ROMA - Gli stili di vita occidentali aumentano in maniera sensibile la probabilità di contrarre un tumore al seno. Al punto che il rischio di incidenza è almeno di 6 volte superiore, comparato al rischio cui sono esposte le donne di altre culture. Gravidanza tardiva, vita sedentaria, obesità, cattive abitudini alimentari, assunzione di terapie a base di estrogeni, tra i principali fattori di incidenza. Lo afferma uno studio condotto da Gabriel N. Hortobagyi, uno maggiori oncologi ed esperti a livello mondiale della terapia per il tumore al seno, patologia che resta di gran lunga la forma di cancro femminile più diffusa: si stima infatti che ogni anno nel mondo oltre 1milione di donne si ammali, mentre  più di 500mila sarebbero le donne che ne muoiono.

Il trattamento del tumore al seno, si avvale principalmente dei progressi ottenuti dalla ricerca. Così, tra i maggiori fattori di incidenza per le donne occidentali, segnalati nel corso del convegno "Stato dell'arte e controversie nel carcinoma mammario (tenutosi nello spazio Montecitorio Eventi a Roma), entrano anche quelli determinati da nuovi comportamenti e tendenze sociali, quali la gravidanza tardiva. Gli studi, hanno infatti dimostrato che “avere figli in età precoce riduce la percentuale di rischio. Il problema è che, in Occidente, assistiamo alla tendenza opposta".

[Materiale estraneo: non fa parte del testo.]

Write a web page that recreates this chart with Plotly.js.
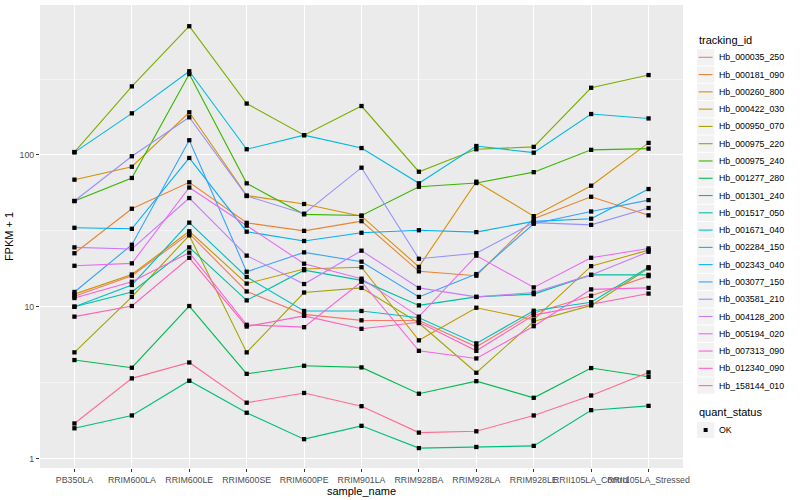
<!DOCTYPE html>
<html>
<head>
<meta charset="utf-8">
<script src="https://cdn.plot.ly/plotly-3.0.1.min.js"></script>
<style>html,body{margin:0;padding:0;background:#fff;}#chart{width:800px;height:500px;}</style>
</head>
<body>
<div id="chart"></div>
<script>
const samples = ["PB350LA","RRIM600LA","RRIM600LE","RRIM600SE","RRIM600PE","RRIM901LA","RRIM928BA","RRIM928LA","RRIM928LE","RRII105LA_Control","RRII105LA_Stressed"];

const trackingIds = ["Hb_000035_250","Hb_000181_090","Hb_000260_800","Hb_000422_030","Hb_000950_070","Hb_000975_220","Hb_000975_240","Hb_001277_280","Hb_001301_240","Hb_001517_050","Hb_001671_040","Hb_002284_150","Hb_002343_040","Hb_003077_150","Hb_003581_210","Hb_004128_200","Hb_005194_020","Hb_007313_090","Hb_012340_090","Hb_158144_010"];

const colors = ["#F8766D","#EA8331","#D89000","#C09B00","#A3A500","#7CAE00","#39B600","#00BB4E","#00BF7D","#00C1A3","#00BFC4","#00BAE0","#00B0F6","#35A2FF","#9590FF","#C77CFF","#E76BF3","#FA62DB","#FF62BC","#FF6C91"];

// FPKM + 1 per tracking_id, in sample order
const Hb_000035_250 = [11.7, 16.0, 30.3, 12.6, 8.9, 8.13, 8.1, 5.44, 9.1, 11.8, 15.9];
const Hb_000181_090 = [22.5, 44.2, 66, 35.7, 31.6, 36.6, 17.1, 16.0, 38, 53, 40];
const Hb_000260_800 = [68.7, 83.6, 191, 54, 47.5, 39.5, 18.3, 66.6, 39.5, 62.7, 120];
const Hb_000422_030 = [12.1, 16.3, 31.4, 14.2, 17.7, 18.2, 6.0, 9.84, 8.2, 18.5, 23.6];
const Hb_000950_070 = [5.0, 11.6, 29.5, 5.0, 12.4, 13.3, 7.8, 3.67, 8.0, 10.2, 17.9];
const Hb_000975_220 = [104.5, 283, 705, 218, 135, 210, 77.5, 109, 113, 277, 336];
const Hb_000975_240 = [49.7, 70.5, 341, 65, 40.6, 39.9, 61.7, 65.3, 77, 108, 110];
const Hb_001277_280 = [4.45, 3.96, 10.1, 3.61, 4.08, 3.98, 2.67, 3.23, 2.51, 3.94, 3.45];
const Hb_001301_240 = [1.58, 1.92, 3.25, 2.0, 1.34, 1.64, 1.17, 1.19, 1.21, 2.08, 2.22];
const Hb_001517_050 = [10.0, 12.5, 24.6, 11.0, 17.4, 14.9, 10.2, 11.6, 12.1, 16.2, 16.2];
const Hb_001671_040 = [10.0, 13.9, 35.8, 15.7, 9.37, 9.37, 8.45, 5.73, 9.4, 10.7, 18.2];
const Hb_002284_150 = [104, 188, 356, 109, 135, 111, 65, 114.5, 103.5, 186, 174];
const Hb_002343_040 = [33.1, 32.6, 95.5, 31.2, 27.1, 30.7, 31.9, 31.0, 36.5, 38, 59.6];
const Hb_003077_150 = [12.5, 25.6, 125, 17.0, 22.8, 19.8, 11.6, 16.4, 35.2, 42.4, 50.4];
const Hb_003581_210 = [49.7, 98, 177, 53.6, 41, 82.4, 20.7, 22.5, 35.8, 34.6, 44.7];
const Hb_004128_200 = [24.6, 24.0, 52, 21.7, 14.1, 23.4, 13.3, 11.6, 12.4, 16.2, 23.0];
const Hb_005194_020 = [18.6, 19.3, 61, 34.2, 19.2, 15.3, 8.6, 21.7, 13.4, 21.0, 24.2];
const Hb_007313_090 = [11.4, 14.6, 22.7, 7.6, 7.33, 14.6, 5.12, 4.56, 7.44, 13.0, 13.3];
const Hb_012340_090 = [8.6, 10.1, 21.0, 7.4, 8.7, 7.15, 7.9, 5.12, 8.8, 10.4, 12.2];
const Hb_158144_010 = [1.70, 3.37, 4.29, 2.33, 2.70, 2.21, 1.48, 1.51, 1.92, 2.60, 3.69];

const quantStatus = ["OK"];

const seriesValues = [Hb_000035_250, Hb_000181_090, Hb_000260_800, Hb_000422_030, Hb_000950_070, Hb_000975_220, Hb_000975_240, Hb_001277_280, Hb_001301_240, Hb_001517_050, Hb_001671_040, Hb_002284_150, Hb_002343_040, Hb_003077_150, Hb_003581_210, Hb_004128_200, Hb_005194_020, Hb_007313_090, Hb_012340_090, Hb_158144_010];

const FONT = "Liberation Sans, Arial, Helvetica, sans-serif";

const traces = trackingIds.map((id, i) => ({
  type: "scatter",
  mode: "lines",
  x: samples,
  y: seriesValues[i],
  name: id,
  line: {color: colors[i], width: 1.1},
  showlegend: false,
  hoverinfo: "skip"
}));

// points (quant_status = OK), all black
const px = [], py = [];
seriesValues.forEach(vals => vals.forEach((v, j) => { px.push(samples[j]); py.push(v); }));
traces.push({
  type: "scatter",
  mode: "markers",
  x: px,
  y: py,
  name: quantStatus[0],
  marker: {color: "black", symbol: "square", size: 4.3},
  showlegend: false,
  hoverinfo: "skip"
});

// ---- ggplot-style legend built in paper coordinates ----
const M = {l: 40, r: 117, t: 5, b: 32};
const PW = 800 - M.l - M.r, PH = 500 - M.t - M.b;
const fx = p => (p - M.l) / PW;
const fy = p => (M.t + PH - p) / PH;
const KEY_X0 = 697, KEY_X1 = 714.3, KEY_H = 17.28, TEXT_X = 716.5;
const LEG_TITLE_Y = 40.5, LEG_FIRST_Y = 57.3;

const shapes = [];
const annotations = [];
annotations.push({xref: "paper", yref: "paper", x: fx(KEY_X0 - 0.5), y: fy(LEG_TITLE_Y), xanchor: "left", yanchor: "middle",
  text: "tracking_id", showarrow: false, font: {size: 11, family: FONT, color: "#000000"}});
trackingIds.forEach((id, i) => {
  const cy = LEG_FIRST_Y + i * KEY_H;
  shapes.push({type: "rect", xref: "paper", yref: "paper", x0: fx(KEY_X0), x1: fx(KEY_X1), y0: fy(cy - KEY_H / 2 + 0.5), y1: fy(cy + KEY_H / 2 - 0.5),
    fillcolor: "#F2F2F2", line: {width: 0}, layer: "above"});
  shapes.push({type: "line", xref: "paper", yref: "paper", x0: fx(KEY_X0 + 1.7), x1: fx(KEY_X1 - 1.7), y0: fy(cy), y1: fy(cy),
    line: {color: colors[i], width: 1.1}, layer: "above"});
  annotations.push({xref: "paper", yref: "paper", x: fx(TEXT_X), y: fy(cy), xanchor: "left", yanchor: "middle",
    text: id, showarrow: false, font: {size: 8.8, family: FONT, color: "#000000"}});
});
const QS_TITLE_Y = 412.3, QS_FIRST_Y = 430;
annotations.push({xref: "paper", yref: "paper", x: fx(KEY_X0 - 0.5), y: fy(QS_TITLE_Y), xanchor: "left", yanchor: "middle",
  text: "quant_status", showarrow: false, font: {size: 11, family: FONT, color: "#000000"}});
quantStatus.forEach((q, i) => {
  const cy = QS_FIRST_Y + i * KEY_H;
  const cx = (KEY_X0 + KEY_X1) / 2;
  shapes.push({type: "rect", xref: "paper", yref: "paper", x0: fx(KEY_X0), x1: fx(KEY_X1), y0: fy(cy - KEY_H / 2 + 0.5), y1: fy(cy + KEY_H / 2 - 0.5),
    fillcolor: "#F2F2F2", line: {width: 0}, layer: "above"});
  shapes.push({type: "rect", xref: "paper", yref: "paper", x0: fx(cx - 2), x1: fx(cx + 2), y0: fy(cy - 2), y1: fy(cy + 2),
    fillcolor: "#000000", line: {width: 0}, layer: "above"});
  annotations.push({xref: "paper", yref: "paper", x: fx(TEXT_X), y: fy(cy), xanchor: "left", yanchor: "middle",
    text: q, showarrow: false, font: {size: 8.8, family: FONT, color: "#000000"}});
});

const layout = {
  width: 800,
  height: 500,
  margin: M,
  paper_bgcolor: "#FFFFFF",
  plot_bgcolor: "#EBEBEB",
  font: {family: FONT, color: "#000000"},
  showlegend: false,
  shapes: shapes,
  annotations: annotations,
  xaxis: {
    type: "category",
    categoryarray: samples,
    range: [-0.6, samples.length - 0.4],
    tickangle: 0,
    tickfont: {size: 8.8, color: "#4D4D4D", family: FONT},
    ticks: "outside",
    ticklen: 3,
    tickwidth: 1,
    tickcolor: "#333333",
    showgrid: true,
    gridcolor: "#FFFFFF",
    gridwidth: 1.1,
    zeroline: false,
    showline: false,
    title: {text: "sample_name", font: {size: 11, family: FONT, color: "#000000"}, standoff: 2}
  },
  yaxis: {
    type: "log",
    range: [-0.063, 2.988],
    tickmode: "array",
    tickvals: [1, 10, 100],
    ticktext: ["1", "10", "100"],
    tickfont: {size: 8.8, color: "#4D4D4D", family: FONT},
    ticks: "outside",
    ticklen: 3,
    tickwidth: 1,
    tickcolor: "#333333",
    showgrid: true,
    gridcolor: "#FFFFFF",
    gridwidth: 1.1,
    zeroline: false,
    showline: false,
    minor: {
      tickmode: "array",
      tickvals: [Math.sqrt(10), Math.sqrt(1000), Math.sqrt(100000)],
      showgrid: true,
      gridcolor: "#FFFFFF",
      gridwidth: 0.5,
      ticks: ""
    },
    title: {text: "FPKM + 1", font: {size: 11, family: FONT, color: "#000000"}, standoff: 3}
  }
};

Plotly.newPlot("chart", traces, layout, {displayModeBar: false, staticPlot: true});
</script>
</body>
</html>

Ma all’incidenza del tumore al seno contribuiscono anche disturbi alimentari, l'obesità, e l’abitudine all’assunzione di bevante alcoliche, che possono contribuire a “far aumentare l'incidenza di quasi il 30%". Strali anche sulle abitudini di vita improntate alla sedentarietà: secondo Hortobagyi, ad esempio, "le donne che sono sempre state abituate, fin da bambine, a svolgere esercizi fisici anche strenui, come la ballerina o la ginnasta, hanno un basso livello di contrazione di estrogeni che riduce i fattori di rischio".


Incriminata anche la terapia sostitutiva ormonale (con i cerotti), a base di estrogeni, un tempo frequentemente utilizzata per la menopausa e per prevenire malattie cardiovascolari (infarto o ictus), che nel tempo "ha evidenziato un aumento del rischio di tumore al seno".

Nonostante il quadro e le prospettive non siano tra i più rassicuranti, si sottolineano i successi ed i passi in avanti fatti dall’oncologia rispetto a 30 anni fa, non solo grazie ad alcuni farmaci, ed alla prevenzione, quanto anche grazie al lavoro di gruppo, che ha riunito equipe di specialisti: lavorare in sinergia porta ad una maggiore e migliore raccolta di informazioni. Un team, segnala Paolo Marchetti, professore di Oncologia medica al policlinico Sant'Andrea di Roma e moderatore del convegno, che "dovrebbe perlomeno essere formato da un chirurgo, un radiologo, uno psicologo ed un medico di base".